With the club rebuilding its structures from scratch, with much needed financial and organisational support, Mazembe returned to winning ways at the turn of the 21st century, clinching its first national championship in 13 years.

It was the first of six Congolese championships Mazembe has won, under Katumbi’s leadership, over the last twelve seasons (2000, 2001, 2006, 2007, 2009, 2011).

But Mazembe’s return to the top of the African summit, in 2009, when they won their first CAF Champions League title, was the real watershed.

They defeated Nigeria’s Heartland FC in the two-legged final, after five previous attempts in the continent’s top club competition.

And by winning the Champions League for a second successive time in 2010, with an emphatic 6-1 aggregate over Tunisia’s Esperance, Mazembe became only one of two clubs in the continent (Enyimba of Nigeria being the other, in 2003 and 2004) to successfully defend the CAF Champions League title.

That victory gave Mazembe the platform, as Africa’s representative, to blaze the trail for the continent at the 2010 FIFA Club World Championship in Abu Dhabi, where they gallantly lost to Inter Milan in the final.

“The example of Mazembe has shown that it is possible for an African club to do well on the global stage,” FIFA President Joseph Blatter told African Football in a recent interview.
Besides beating Internationale, Mazembe also vanquished Mexico’s Pachuca, the CONCACAF Champions, along the way.

“Mr Katumbi does not want the 2010 performance to be a one-off. Hea wants to have continued success,” said Jerome Champagne, FIFA’s former Director for International Affairs, who now acts as an adviser to the club.

“He has a vision to make the club stronger and more sustainable. He wants the club to have agreements with other clubs in Europe and South America, in order to benefit from the experience of these clubs.”

“Our vision is to have greater worldwide exposure.”

But the quest of ‘Les Corbeaux’ (the Ravens), as Mazembe is fondly known – (even though the crocodile is an integral part of their club crest), for an unprecedented African Champions league treble in 2011 was cut short by a controversial CAF ban.

Simba SC of Tanzania’s protest over the eligibility of defender Janvier Besala Bokungu, who returned to Mazembe from Tunisia’s Esperance, was upheld by CAF, which led to Mazembe’s expulsion from the competition.

Reminiscing, Katumbi admitted that the ban brought him very close to quitting the game completely.

“We had carried out the transfer of Bokungu according to laid down FIFA regulations, so the ban was a very painful one. I was so upset at the time, that I felt like giving up football.”  

But Katumbi says they have weathered the storm and are determined to build a club that will set the benchmark in the African game.

“The objective is for Mazembe to become the Barcelona or Real Madrid of Africa,” he boldly says.
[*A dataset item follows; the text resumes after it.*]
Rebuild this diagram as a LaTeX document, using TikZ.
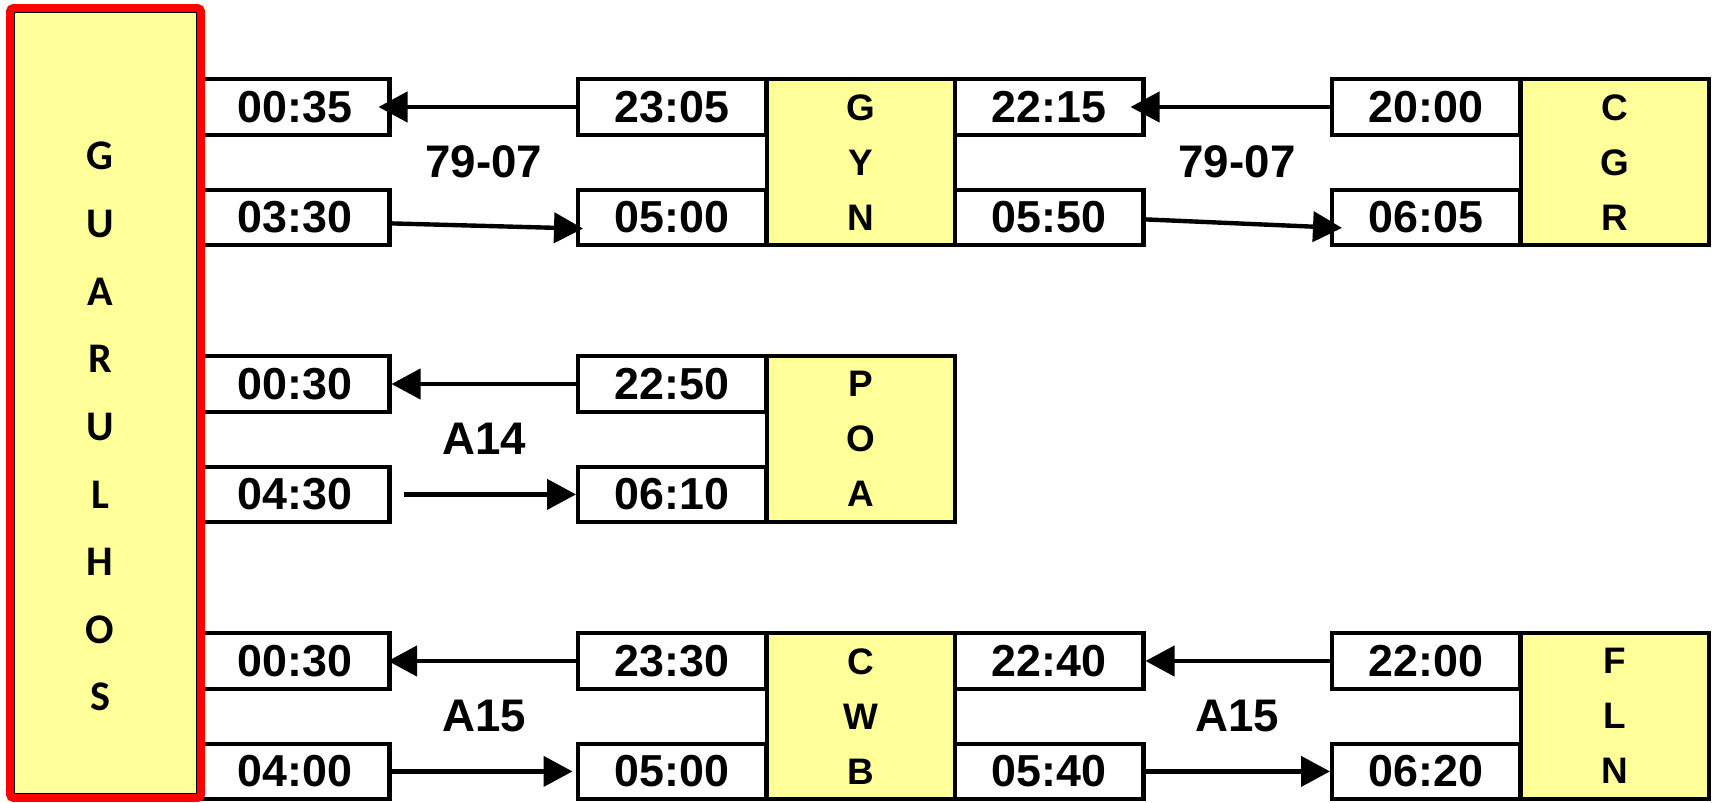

“We want our club to have the financial ability to keep its players, so they do not have to run to clubs outside of Africa. We can only develop African club football by keeping our best talent within.”

A restructuring of the club’s management will also involve the recruitment of an experienced General Manager, whom Katumbi says will take full charge of the club. But he admits taking a backseat will be very tough indeed.

“I know I will have big fights with him at the beginning, because I need to be sure he is doing a good job.”

“It is like handing your daughter to a man. You want to be sure she is being properly taken care of first,” he laughs.

With an annual club spend of USD $15 million, largely coming out of Katumbi’s pocket, Mazembe’s biggest challenge is creating a revenue stream guaranteeing self-sustenance.

“I compare football to agriculture. In agriculture, when you start a farm, you lose money at first and you continue to invest, in the expectation that you’ll have good crops…”

“Our hope is that in five years, maximum, the club will no longer have to depend on me.”

“Considering the investment that we are making in our young players, as we develop the right commercial structures, we shall get to the point where the club’s future will be secure.”